Against a background of recovering stocks and a days’ allocation for fishing that has been pared to the bone and jeopardising the economic viability of the fleet, the SFF says it is imperative that there are no further cuts in effort.
Additional annual reductions in days are an integral part of the widely discredited Cod Recovery Plan, and although they were fended-off successfully last year because of ongoing stock recovery and fleet economic hardship, the SFF is warning that the mechanism is still in place for the imposition of further cuts in effort.
“It is essential that the Scottish and UK negotiating teams fight hard to ensure that the spectre of these cuts do not materialise,” said Bertie Armstrong, chief executive of the SFF.
“Stocks are recovering in spite of the dysfunctional Cod Plan, and if there are any further cuts in days, then there quite simply won’t be a fleet left to sustainably harvest this increased abundance of fish.”
As far as quotas are concerned, this year’s Fish Council will only be able to make firm decisions on those stocks exclusively belonging to the EU – such as many found off the West coast of Scotland. Key shared stocks with Norway in the North Sea – for example cod, haddock, whiting and mackerel – will not be decided upon until after the New Year due to the failure so far to reach agreement on mackerel shares with Iceland and the Faroes.
Headline figures up for agreement at the Fish Council include a proposed increase in Northern hake and megrim, given the good stock levels of these species. However, cuts are being proposed for West of Scotland haddock and whiting, and West of Scotland and North Sea monkfish. Cuts are also being proposed for North Sea and West coast prawns (Nephrops or langoustines).
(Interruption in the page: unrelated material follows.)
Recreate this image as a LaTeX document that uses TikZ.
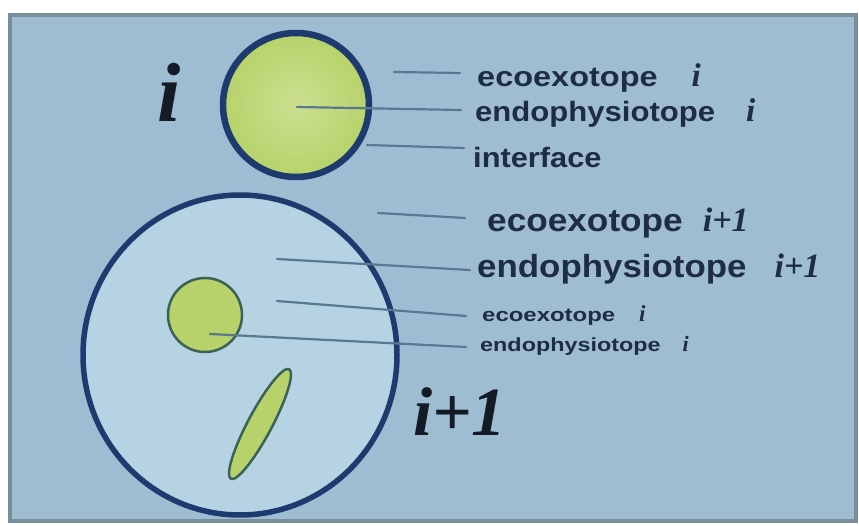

Bertie Armstrong said: “The Common Fisheries Policy reform element of these negotiations is driven by the move towards the principle of ‘Maximum Sustainable Yield’ and the impending discards ban that is just around the corner. This translates into above average reductions in fishing opportunity and it will be essential that the management measures imposed to meet these aims are not self-defeating in that they end up actually increasing discard levels in our mixed fisheries.”